Sneak into the dining hall and you’ll find a series of wooden ribs holding up a narrow mezzanine. Punctuated by cased openings with elaborately decorated lintels, the room’s redbrick walls transition seamlessly into a floor paved with slabs of dark slate. The space feels pretty frigid even despite the signs of raucous revelry. Make your way over to the bathhouse for a similar sight: wrought-iron columns under a glass dome. The steamy pool in the middle does nothing to soften the ambiance. The same slate flooring seen in the dining hall even makes it seem strangely sinister. With its panoramic views onto the surrounding city, this part of the Grand Palace helps to communicate the Duke’s exploitative relationship to the subjects of his realm. Luca enjoys the warm waters that his people provide, but his heart is colder than all of this iron, glass, and slate combined.

The dining hall is pretty frigid

The bathhouse communicates power

The decorative patterns used throughout the Grand Palace are no less artificial than its building materials. There’s a focus on straight lines, sharp angles, and geometric shapes. These are expressive enough in themselves about Luca’s personality, but they also show his attitude towards nature by strangling the building’s only signs of life. Karnaca will never be enough to sate the Duke’s appetite. He craves total domination.

The main entryway is a clear assertion of control over the forces of nature. (Luca’s ten-foot tall statue even stands atop a tree trunk). People have always used gardens like this one to master mother nature, but the Duke did more than just make her miniature. He actually dominated her. With its jagged stepping stones and linear embankments, the main entryway’s architecture clashes dramatically with its rocks, plants, and waterworks. Creep into the neighboring reception hall and you’ll see the same thing. Held in check behind a series of retaining walls, the trees and shrubs in this room have been completely subdued by its architecture. (The high ceiling even denies them access to sunlight). Sharply contrasting with the reception hall’s various linear elements like the decorations on the floor and the rectangular planters, the irregular shapes of these trees and shrubs appear thoroughly curbed, conquered, and controlled.

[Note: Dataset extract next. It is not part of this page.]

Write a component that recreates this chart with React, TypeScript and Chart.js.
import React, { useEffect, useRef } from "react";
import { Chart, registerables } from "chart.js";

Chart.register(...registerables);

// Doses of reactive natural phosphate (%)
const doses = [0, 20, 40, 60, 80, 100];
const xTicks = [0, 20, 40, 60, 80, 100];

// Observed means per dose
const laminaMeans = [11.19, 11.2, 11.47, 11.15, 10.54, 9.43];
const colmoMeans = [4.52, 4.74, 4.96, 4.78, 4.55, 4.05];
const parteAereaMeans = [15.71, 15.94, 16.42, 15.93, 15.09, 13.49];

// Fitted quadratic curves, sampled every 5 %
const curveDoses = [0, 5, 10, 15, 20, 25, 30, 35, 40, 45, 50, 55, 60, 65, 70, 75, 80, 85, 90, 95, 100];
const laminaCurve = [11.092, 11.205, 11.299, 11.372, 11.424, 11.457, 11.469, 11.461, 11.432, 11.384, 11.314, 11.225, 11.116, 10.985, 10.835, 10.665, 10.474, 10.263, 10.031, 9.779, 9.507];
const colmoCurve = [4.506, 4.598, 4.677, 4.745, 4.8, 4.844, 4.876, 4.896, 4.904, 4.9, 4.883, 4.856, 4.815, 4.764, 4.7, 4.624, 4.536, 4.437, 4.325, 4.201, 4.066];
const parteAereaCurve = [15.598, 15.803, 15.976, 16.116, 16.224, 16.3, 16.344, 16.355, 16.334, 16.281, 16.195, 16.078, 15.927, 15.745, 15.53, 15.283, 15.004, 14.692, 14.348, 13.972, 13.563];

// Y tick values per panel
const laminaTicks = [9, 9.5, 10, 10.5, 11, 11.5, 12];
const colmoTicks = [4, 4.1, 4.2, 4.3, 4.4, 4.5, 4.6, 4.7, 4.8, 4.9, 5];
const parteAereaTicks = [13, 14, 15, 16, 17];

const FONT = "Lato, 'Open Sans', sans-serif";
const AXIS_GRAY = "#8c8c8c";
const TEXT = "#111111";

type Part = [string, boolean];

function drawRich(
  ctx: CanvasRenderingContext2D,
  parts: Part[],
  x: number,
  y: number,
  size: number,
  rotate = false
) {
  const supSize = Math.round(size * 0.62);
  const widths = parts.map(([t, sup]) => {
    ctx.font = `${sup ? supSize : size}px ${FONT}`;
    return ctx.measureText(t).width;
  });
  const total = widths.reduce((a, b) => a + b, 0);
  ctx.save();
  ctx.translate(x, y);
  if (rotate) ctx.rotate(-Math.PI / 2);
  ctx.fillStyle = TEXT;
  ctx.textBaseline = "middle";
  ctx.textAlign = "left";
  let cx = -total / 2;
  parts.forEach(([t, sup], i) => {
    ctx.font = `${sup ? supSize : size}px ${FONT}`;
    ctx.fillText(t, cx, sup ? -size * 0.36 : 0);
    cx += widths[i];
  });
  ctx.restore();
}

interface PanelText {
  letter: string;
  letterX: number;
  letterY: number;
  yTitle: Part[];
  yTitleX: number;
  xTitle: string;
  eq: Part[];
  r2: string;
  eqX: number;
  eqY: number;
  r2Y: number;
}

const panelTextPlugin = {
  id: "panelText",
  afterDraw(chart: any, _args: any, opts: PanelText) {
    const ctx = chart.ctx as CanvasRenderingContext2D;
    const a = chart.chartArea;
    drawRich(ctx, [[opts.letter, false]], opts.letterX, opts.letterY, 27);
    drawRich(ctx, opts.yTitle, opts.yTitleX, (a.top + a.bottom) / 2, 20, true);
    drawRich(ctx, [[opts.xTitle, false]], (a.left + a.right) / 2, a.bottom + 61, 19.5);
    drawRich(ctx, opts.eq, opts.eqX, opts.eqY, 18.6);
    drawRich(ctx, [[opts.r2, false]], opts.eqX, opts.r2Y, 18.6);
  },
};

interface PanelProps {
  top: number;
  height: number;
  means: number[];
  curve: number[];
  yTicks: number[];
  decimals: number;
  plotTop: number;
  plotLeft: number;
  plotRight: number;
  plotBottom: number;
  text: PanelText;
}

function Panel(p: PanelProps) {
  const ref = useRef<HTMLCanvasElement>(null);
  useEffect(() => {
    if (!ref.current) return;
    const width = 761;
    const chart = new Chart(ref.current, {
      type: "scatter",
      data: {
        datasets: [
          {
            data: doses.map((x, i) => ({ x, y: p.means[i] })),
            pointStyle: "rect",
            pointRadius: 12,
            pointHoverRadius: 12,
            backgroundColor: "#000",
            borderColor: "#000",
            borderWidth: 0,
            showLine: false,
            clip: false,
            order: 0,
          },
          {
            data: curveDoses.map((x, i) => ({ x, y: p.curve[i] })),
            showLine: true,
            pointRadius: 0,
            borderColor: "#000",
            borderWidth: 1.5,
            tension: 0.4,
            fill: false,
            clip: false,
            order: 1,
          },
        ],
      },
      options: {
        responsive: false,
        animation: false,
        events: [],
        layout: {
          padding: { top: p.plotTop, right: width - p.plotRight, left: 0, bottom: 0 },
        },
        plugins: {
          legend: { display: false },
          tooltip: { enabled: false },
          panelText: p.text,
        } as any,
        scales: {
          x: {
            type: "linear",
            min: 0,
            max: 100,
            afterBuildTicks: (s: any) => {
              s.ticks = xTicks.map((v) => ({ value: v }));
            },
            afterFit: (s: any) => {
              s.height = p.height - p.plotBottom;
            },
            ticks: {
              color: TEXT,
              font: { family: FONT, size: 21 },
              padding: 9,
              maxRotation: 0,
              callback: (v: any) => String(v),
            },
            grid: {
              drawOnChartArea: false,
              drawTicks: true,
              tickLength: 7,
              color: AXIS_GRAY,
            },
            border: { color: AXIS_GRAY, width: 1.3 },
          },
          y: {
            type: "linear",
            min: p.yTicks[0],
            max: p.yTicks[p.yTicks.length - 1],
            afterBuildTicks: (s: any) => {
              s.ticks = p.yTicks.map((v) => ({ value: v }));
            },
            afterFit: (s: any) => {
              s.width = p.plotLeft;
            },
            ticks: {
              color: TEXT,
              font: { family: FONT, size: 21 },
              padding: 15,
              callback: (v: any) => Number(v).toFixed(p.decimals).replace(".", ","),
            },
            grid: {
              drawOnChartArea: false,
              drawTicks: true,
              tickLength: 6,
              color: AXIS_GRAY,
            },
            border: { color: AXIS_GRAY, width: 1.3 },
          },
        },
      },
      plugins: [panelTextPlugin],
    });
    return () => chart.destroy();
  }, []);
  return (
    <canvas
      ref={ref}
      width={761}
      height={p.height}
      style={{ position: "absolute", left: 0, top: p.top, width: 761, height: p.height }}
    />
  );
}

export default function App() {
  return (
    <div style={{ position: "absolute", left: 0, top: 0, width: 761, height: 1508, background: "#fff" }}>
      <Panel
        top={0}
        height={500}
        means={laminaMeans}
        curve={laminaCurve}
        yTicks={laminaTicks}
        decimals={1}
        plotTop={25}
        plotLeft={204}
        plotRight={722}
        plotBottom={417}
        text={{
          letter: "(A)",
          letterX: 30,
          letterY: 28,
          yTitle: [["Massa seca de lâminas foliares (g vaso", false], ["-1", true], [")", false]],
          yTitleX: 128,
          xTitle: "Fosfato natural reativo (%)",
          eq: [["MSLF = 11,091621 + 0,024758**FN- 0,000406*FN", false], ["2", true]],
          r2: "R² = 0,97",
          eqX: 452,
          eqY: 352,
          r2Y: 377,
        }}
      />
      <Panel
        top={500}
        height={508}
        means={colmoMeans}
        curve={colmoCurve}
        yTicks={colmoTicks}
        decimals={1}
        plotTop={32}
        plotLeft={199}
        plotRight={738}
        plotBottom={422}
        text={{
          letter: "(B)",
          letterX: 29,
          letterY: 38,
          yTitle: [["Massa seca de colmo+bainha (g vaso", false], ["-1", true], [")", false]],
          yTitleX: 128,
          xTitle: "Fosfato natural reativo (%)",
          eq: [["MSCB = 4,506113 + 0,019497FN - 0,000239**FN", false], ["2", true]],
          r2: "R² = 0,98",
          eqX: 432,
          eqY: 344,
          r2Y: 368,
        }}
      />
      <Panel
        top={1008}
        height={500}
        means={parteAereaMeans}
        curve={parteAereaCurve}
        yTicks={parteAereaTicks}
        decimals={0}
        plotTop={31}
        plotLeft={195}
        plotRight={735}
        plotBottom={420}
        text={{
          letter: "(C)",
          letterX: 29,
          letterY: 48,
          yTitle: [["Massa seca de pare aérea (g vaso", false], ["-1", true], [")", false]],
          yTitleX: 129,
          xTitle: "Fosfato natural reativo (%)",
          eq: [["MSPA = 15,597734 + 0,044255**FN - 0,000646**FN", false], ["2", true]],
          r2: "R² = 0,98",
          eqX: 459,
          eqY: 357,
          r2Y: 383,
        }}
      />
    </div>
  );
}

The Duke's statue looms large over the main entrance

The reception hall's architecture cuts mother nature down to size

Make your way into Luca’s office and you’ll find that he likes to associate himself with lions. This ancient symbol should remind you of the Duke’s obsession with power and prestige, but also direct your attention towards the various other expressions of these important concepts. They truly permeate the Duke’s abode. Lending the building a sense of place, these two concepts appear in the location, construction materials, and decorative patterns of the Grand Palace. Crowning over Point Abele, the structure is ideally situated for its owner to both see and be seen. The building materials communicate cold indifference. The sharp angles and linear elements imply dominance. Luca’s obviously a despot, but there’s one question at this point which remains to be answered: what kind of justice best befits him? The developer behind Dishonored 2, Arkane, lets you figure that one out on your own.